2. Conceptual Design:

   • Create an Entity-Relationship Diagram (ERD) to visually represent the entities and relationships.

3. Logical Design:

   • Convert the ERD into a logical schema.
   • Define tables, columns, primary keys, and foreign keys.

4. Normalization:

   • Apply normalization rules to ensure the schema is free of redundancy and anomalies.

5. Physical Design:

   • Optimize the schema for performance.
   • Consider indexing, partitioning, and other physical storage considerations.

• Entities: Customers, Orders, Products.
• Relationships:
  • A customer can place multiple orders (1:N).
  • An order can contain multiple products (M:N).

1. Customers Table:

   CREATE TABLE Customers (
       CustomerID INT PRIMARY KEY,
       Name VARCHAR(100),
       Email VARCHAR(100)
   );
   

2. Orders Table:

   CREATE TABLE Orders (
       OrderID INT PRIMARY KEY,
       OrderDate DATE,
       CustomerID INT,
       FOREIGN KEY (CustomerID) REFERENCES Customers(CustomerID)
   );
   

3. Products Table:

   CREATE TABLE Products (
       ProductID INT PRIMARY KEY,
       ProductName VARCHAR(100),
       Price DECIMAL(10, 2)
   );
   

4. OrderDetails Table:

   CREATE TABLE OrderDetails (
       OrderID INT,
       ProductID INT,
       Quantity INT,
       PRIMARY KEY (OrderID, ProductID),
       FOREIGN KEY (OrderID) REFERENCES Orders(OrderID),
       FOREIGN KEY (ProductID) REFERENCES Products(ProductID)
   );
   

• Ensure tables are in 3NF:
  • 1NF: Each table has a primary key, and each column contains atomic values.
  • 2NF: All non-key attributes are fully functional dependent on the primary key.
  • 3NF: No transitive dependencies.

• Indexing: Create indexes on frequently queried columns to improve performance.
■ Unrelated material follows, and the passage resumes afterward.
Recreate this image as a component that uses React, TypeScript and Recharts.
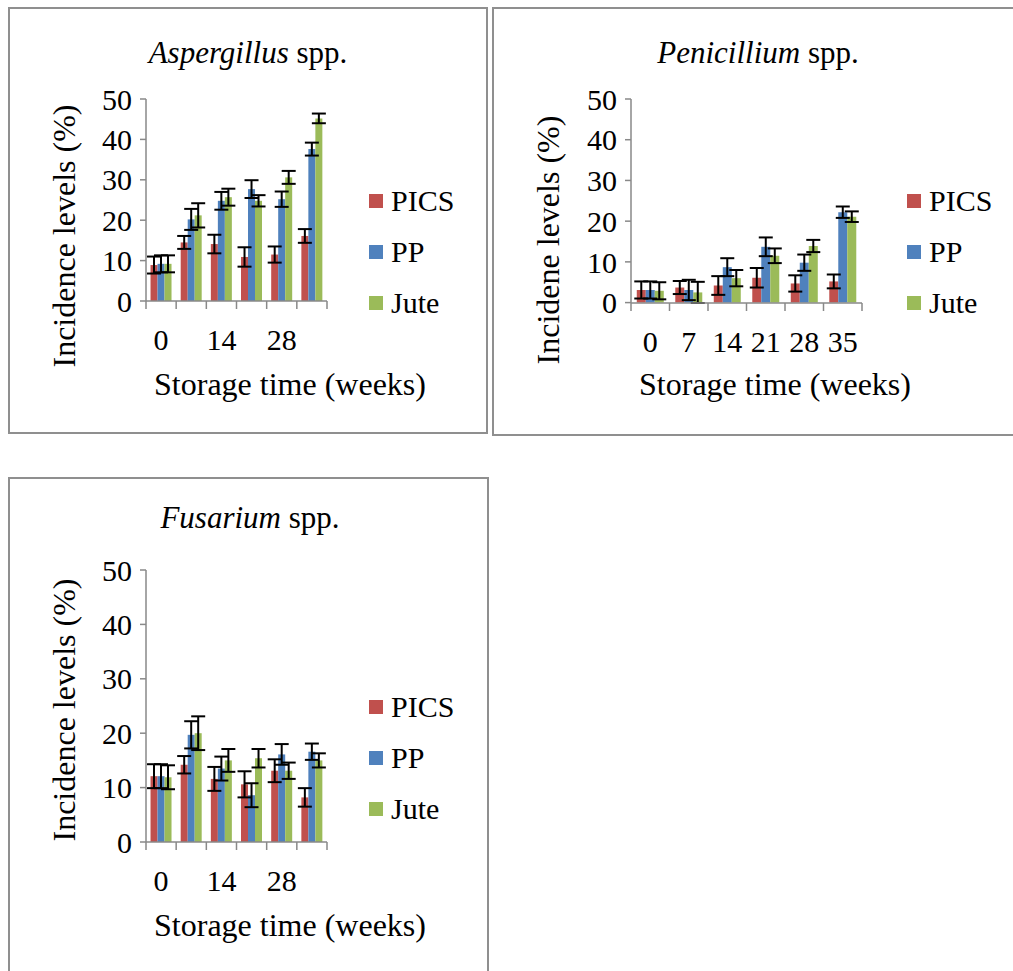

  CREATE INDEX idx_customer_email ON Customers(Email);
  CREATE INDEX idx_order_date ON Orders(OrderDate);
  

• Partitioning: Consider partitioning large tables to improve query performance and manageability.

Requirements:

• Entities: Books, Members, Loans.
• Relationships:
  • A member can borrow multiple books (1:N).
  • A book can be borrowed by multiple members over time (M:N).

Tasks:

1. Identify the entities and their attributes.
2. Create an ERD.
3. Define the tables and their relationships.
4. Normalize the schema to 3NF.
5. Write SQL statements to create the tables.

1. Entities and Attributes:

   • Books: BookID, Title, Author, ISBN.
   • Members: MemberID, Name, Email.
   • Loans: LoanID, BookID, MemberID, LoanDate, ReturnDate.

2. ERD:

   Books (BookID, Title, Author, ISBN)
   Members (MemberID, Name, Email)
   Loans (LoanID, BookID, MemberID, LoanDate, ReturnDate)
   

3. Tables:

   CREATE TABLE Books (
       BookID INT PRIMARY KEY,
       Title VARCHAR(100),
       Author VARCHAR(100),
       ISBN VARCHAR(20)
   );
   
   CREATE TABLE Members (
       MemberID INT PRIMARY KEY,
       Name VARCHAR(100),
       Email VARCHAR(100)
   );
   
   CREATE TABLE Loans (
       LoanID INT PRIMARY KEY,
       BookID INT,
       MemberID INT,
       LoanDate DATE,
       ReturnDate DATE,
       FOREIGN KEY (BookID) REFERENCES Books(BookID),
       FOREIGN KEY (MemberID) REFERENCES Members(MemberID)
   );
   

4. Normalization:

   • Ensure all tables are in 3NF.

5. Indexing:

   CREATE INDEX idx_member_email ON Members(Email);
   CREATE INDEX idx_loan_date ON Loans(LoanDate);
   

Database schema design is a foundational skill for data architects. It involves understanding the data requirements, defining entities and relationships, and applying normalization principles to ensure data integrity and performance. By following a structured approach, you can create efficient and scalable database schemas that meet the needs of your organization.